А поле аэродрома и здание аэропорта хоть современны, хороши, но в общем безлики. Над аэропортами всего мира висит какое-то проклятие одинаковости. Наверно, это потому, что самолеты делают одно и то же, куда бы они ни прилетали. Сначала самолет наклоняется, и навстречу ему наклоняется земля и показывает одинаковые сверху крыши домов. Потом он долго катится по бетонным дорожкам — будь то Рангун, Дели или Аддис-Абеба, затем на его пути появляется бесстрашный человек с флажками в руках; самолет бросается на человека, будто хочет изрубить его винтами, но, не доехав трех метров, встанет, взревет моторами и остановится. Приехали.

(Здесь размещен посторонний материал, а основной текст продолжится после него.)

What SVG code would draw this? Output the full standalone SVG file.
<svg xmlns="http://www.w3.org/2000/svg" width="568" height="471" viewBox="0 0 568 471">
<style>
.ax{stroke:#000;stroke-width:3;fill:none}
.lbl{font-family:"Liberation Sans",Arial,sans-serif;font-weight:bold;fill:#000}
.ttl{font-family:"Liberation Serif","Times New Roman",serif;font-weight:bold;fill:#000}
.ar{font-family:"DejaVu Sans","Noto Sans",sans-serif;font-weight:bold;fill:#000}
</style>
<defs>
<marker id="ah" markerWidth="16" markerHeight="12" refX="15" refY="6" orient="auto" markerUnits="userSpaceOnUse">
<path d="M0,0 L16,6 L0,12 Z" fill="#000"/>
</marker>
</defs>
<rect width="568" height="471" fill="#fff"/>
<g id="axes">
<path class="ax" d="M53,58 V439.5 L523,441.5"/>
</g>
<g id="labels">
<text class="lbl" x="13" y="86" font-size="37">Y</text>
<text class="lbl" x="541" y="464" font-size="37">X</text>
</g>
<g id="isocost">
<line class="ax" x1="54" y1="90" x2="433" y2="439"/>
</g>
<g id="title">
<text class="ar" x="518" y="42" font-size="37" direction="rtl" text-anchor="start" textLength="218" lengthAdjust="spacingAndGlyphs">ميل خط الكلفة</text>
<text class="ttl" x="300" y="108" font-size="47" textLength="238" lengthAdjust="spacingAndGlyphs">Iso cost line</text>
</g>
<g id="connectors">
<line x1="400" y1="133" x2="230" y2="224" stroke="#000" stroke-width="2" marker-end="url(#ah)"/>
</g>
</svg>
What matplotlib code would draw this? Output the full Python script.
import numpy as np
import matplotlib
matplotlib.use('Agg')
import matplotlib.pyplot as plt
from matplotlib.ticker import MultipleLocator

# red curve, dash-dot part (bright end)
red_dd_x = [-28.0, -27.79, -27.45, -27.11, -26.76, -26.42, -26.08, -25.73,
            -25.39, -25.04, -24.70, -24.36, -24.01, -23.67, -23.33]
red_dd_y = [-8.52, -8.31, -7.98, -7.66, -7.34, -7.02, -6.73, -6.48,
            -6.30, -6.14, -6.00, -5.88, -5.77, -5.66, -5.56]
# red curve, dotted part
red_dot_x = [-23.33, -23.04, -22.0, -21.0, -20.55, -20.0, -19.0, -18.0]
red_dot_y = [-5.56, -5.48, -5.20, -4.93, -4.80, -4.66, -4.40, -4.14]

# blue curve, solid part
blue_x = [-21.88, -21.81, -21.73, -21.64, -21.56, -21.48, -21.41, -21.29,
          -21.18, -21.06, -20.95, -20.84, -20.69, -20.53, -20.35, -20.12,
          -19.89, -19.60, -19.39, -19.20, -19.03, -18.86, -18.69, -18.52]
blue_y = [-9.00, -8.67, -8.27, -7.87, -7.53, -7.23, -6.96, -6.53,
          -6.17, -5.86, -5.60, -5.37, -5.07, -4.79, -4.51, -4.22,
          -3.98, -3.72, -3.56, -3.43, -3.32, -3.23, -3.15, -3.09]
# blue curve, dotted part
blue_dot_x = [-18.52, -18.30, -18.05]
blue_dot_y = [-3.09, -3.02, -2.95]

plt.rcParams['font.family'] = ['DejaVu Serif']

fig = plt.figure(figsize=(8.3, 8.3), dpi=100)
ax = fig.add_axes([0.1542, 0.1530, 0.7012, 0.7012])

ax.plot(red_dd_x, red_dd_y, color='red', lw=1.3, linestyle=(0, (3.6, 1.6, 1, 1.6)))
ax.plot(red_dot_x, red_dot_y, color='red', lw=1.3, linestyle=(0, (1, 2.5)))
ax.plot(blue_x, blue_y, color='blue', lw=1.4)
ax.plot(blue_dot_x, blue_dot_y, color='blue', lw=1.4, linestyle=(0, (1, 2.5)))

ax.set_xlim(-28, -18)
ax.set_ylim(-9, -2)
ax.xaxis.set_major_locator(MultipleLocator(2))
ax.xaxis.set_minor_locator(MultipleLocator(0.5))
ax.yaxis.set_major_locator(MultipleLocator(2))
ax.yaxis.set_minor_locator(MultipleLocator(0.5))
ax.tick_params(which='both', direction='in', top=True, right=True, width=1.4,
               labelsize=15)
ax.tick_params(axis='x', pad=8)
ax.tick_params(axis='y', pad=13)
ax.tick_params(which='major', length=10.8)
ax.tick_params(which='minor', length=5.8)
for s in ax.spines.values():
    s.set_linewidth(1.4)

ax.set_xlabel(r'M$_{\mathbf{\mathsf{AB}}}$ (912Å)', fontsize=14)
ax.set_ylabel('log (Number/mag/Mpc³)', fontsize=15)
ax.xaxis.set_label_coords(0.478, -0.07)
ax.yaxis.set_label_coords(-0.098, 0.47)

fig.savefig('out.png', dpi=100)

В первые полчаса ты не очень-то обращаешь внимание на архитектуру аэропорта. Я не говорю про Орли или другие чудеса строительного искусства. Я говорю про такой аэропорт, как Мингаладон, — большой обычный аэропорт. Ты проходишь таможню и иммиграционный контроль, предъявляешь свидетельство о прививках, отвечаешь на вопросы земляков…

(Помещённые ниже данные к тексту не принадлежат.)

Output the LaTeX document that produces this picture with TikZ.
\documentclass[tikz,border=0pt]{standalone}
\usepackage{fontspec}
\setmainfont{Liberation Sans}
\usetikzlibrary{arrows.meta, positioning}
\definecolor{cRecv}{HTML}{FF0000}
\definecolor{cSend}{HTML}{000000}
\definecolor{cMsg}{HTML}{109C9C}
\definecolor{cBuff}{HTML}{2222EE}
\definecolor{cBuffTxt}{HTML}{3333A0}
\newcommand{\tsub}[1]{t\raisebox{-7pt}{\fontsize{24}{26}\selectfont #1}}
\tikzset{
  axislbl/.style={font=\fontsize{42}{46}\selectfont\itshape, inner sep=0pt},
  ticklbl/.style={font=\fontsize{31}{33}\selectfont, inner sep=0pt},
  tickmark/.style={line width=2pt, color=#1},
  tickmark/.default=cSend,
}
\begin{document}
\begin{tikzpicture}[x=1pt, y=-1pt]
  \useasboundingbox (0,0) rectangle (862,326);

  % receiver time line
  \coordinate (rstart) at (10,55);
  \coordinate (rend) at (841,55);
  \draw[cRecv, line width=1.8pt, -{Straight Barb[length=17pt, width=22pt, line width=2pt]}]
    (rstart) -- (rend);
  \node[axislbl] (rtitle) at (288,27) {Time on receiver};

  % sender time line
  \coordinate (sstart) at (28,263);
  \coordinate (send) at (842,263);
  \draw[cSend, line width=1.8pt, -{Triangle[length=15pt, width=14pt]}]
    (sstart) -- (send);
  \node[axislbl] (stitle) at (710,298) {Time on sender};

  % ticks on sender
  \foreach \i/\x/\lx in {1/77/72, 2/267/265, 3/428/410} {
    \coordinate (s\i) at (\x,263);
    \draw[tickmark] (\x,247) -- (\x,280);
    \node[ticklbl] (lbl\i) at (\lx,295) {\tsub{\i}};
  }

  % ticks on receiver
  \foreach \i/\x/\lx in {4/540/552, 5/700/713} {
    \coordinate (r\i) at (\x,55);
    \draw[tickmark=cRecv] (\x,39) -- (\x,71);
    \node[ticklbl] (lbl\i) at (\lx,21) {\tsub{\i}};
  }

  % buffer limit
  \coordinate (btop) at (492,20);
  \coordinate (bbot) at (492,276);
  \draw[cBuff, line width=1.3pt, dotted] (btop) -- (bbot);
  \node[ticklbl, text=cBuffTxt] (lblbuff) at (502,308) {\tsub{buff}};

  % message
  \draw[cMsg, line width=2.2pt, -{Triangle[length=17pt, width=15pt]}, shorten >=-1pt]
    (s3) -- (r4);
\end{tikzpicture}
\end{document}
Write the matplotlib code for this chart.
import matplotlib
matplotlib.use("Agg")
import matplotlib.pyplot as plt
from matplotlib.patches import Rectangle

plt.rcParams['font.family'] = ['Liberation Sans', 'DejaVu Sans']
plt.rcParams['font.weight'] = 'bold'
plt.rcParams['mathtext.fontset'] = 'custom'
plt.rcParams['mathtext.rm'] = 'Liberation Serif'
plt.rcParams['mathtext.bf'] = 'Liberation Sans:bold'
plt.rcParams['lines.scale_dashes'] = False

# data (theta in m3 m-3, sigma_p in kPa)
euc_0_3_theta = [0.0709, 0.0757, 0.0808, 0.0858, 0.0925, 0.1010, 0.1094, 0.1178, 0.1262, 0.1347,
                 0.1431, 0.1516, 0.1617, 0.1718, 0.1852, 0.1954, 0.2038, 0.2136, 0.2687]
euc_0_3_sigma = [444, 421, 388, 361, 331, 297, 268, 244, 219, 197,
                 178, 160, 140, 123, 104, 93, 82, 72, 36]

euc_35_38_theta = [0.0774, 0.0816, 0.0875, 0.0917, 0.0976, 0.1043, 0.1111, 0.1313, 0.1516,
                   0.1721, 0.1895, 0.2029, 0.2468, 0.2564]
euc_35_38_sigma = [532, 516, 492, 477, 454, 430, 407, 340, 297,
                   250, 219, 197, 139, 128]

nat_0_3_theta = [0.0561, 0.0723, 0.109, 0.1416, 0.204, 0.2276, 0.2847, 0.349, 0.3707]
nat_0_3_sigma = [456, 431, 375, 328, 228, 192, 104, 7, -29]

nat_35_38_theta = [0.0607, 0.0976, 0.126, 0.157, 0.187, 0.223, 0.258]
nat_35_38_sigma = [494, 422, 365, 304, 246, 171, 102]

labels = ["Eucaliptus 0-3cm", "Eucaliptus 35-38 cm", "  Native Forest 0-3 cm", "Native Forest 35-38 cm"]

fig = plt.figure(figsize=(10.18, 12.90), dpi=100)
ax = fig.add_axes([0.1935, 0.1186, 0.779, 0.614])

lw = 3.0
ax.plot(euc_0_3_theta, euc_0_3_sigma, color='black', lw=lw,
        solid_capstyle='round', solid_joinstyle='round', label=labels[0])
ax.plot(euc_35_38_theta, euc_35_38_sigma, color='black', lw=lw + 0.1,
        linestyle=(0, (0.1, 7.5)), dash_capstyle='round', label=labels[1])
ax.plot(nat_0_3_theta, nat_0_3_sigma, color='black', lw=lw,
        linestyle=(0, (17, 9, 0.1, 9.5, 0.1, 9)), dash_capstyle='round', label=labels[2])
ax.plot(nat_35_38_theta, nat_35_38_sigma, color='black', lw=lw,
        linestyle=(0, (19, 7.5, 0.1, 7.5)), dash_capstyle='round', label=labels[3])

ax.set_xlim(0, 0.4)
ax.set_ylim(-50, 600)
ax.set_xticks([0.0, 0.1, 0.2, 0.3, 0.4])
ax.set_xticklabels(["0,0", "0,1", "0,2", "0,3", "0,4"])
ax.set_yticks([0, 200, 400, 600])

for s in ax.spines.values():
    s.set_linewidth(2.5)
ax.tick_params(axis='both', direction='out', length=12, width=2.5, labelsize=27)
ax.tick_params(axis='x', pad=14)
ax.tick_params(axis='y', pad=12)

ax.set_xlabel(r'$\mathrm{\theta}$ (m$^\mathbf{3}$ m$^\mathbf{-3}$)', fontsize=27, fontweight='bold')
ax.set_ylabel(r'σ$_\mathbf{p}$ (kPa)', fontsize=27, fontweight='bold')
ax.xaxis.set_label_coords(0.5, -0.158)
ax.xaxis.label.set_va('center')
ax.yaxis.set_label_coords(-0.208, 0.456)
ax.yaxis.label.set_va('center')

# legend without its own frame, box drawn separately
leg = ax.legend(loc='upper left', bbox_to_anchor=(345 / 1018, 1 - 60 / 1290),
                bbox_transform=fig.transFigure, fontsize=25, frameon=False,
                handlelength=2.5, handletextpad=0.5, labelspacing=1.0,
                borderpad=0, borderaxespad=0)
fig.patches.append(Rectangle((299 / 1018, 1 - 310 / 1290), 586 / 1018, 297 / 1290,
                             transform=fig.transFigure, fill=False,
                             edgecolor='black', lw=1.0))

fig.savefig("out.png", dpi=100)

Потом осмотришься. Когда сам приедешь в Мингаладон встречать или провожать своих, разглядишь на досуге сказочные фрески художника У Ба Джи на стенах зала и оценишь размеры зала внутренних авиалиний.

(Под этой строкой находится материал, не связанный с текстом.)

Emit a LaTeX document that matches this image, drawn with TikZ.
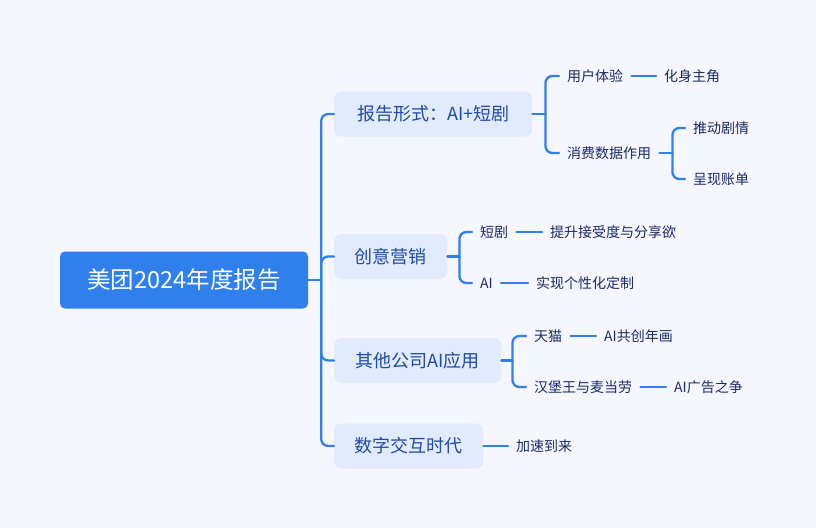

Давно осмотрелись и привыкли к Мингаладону и мы. Он — порожек, за который переступают твои друзья, поднимаясь по трапу в аэрофлотский ИЛ; порожек, за который и ты когда-нибудь переступишь и полетишь обратно, к своей обетованной земле, где первая остановка называется Ташкент.
Но нам еще не скоро переступать порог. Мы проезжаем мимо знакомых ангаров и продолжаем заниматься своими делами. Теми, что всегда одолевают в начале пути. Я пересчитываю нашу кассу — если взяли мало, еще успеем вернуться, потом заряжаю кинокамеру, одолженную нам на время путешествия. Лев еще раз проверяет, нормально ли работает правая фара. Вроде все в порядке.
Осиновым лесом потянулись слева каучуковые плантации. Деревья потеряли листья, и лес кажется прозрачным и доступным. В нем нет подлеска, нет густых кустов и злых колючек. Каждое дерево надрезано, на каждом висит жестяная банка, куда лениво стекает густой белый сок. В Бирме много плантаций каучука, особенно на юге страны — на узкой полосе Тенассерима. Бирма даже экспортирует некоторое количество каучука.
Потом каучуковый лес кончился, и через несколько минут машины поравнялись с серой колоннадой. Перед ней гранатный пятиметровый крест. Это английское военное кладбище. Двадцать шесть тысяч человек похоронены под гранитными плитами. На каждой — бронзовый герб полка, имя, чин, возраст и дата смерти. Солдаты погибли во время второй мировой войны, и все они были солдатами британской короны. Полки шотландские, австралийские, новозеландские, мадрасские, бомбейские, западноафриканские… На бирманской земле несколько таких кладбищ. В Рангуне, рядом с зоопарком, большое кладбище — там лежат чиновники и офицеры, чей прах по той или иной причине не увезли в Ланкашир или Чешир. В бирманской земле погребены исполнители божественной воли Великобритании — красные мундиры, мундиры хаки, черные смокинги и сутаны миссионеров. Но нет среди них тех, кто приказывал идти на Восток — к пагоде Моулмейна и в Мандалай. Для тех нашлось место на более респектабельных кладбищах, в семейных склепах под вязами «доброй старой Англии».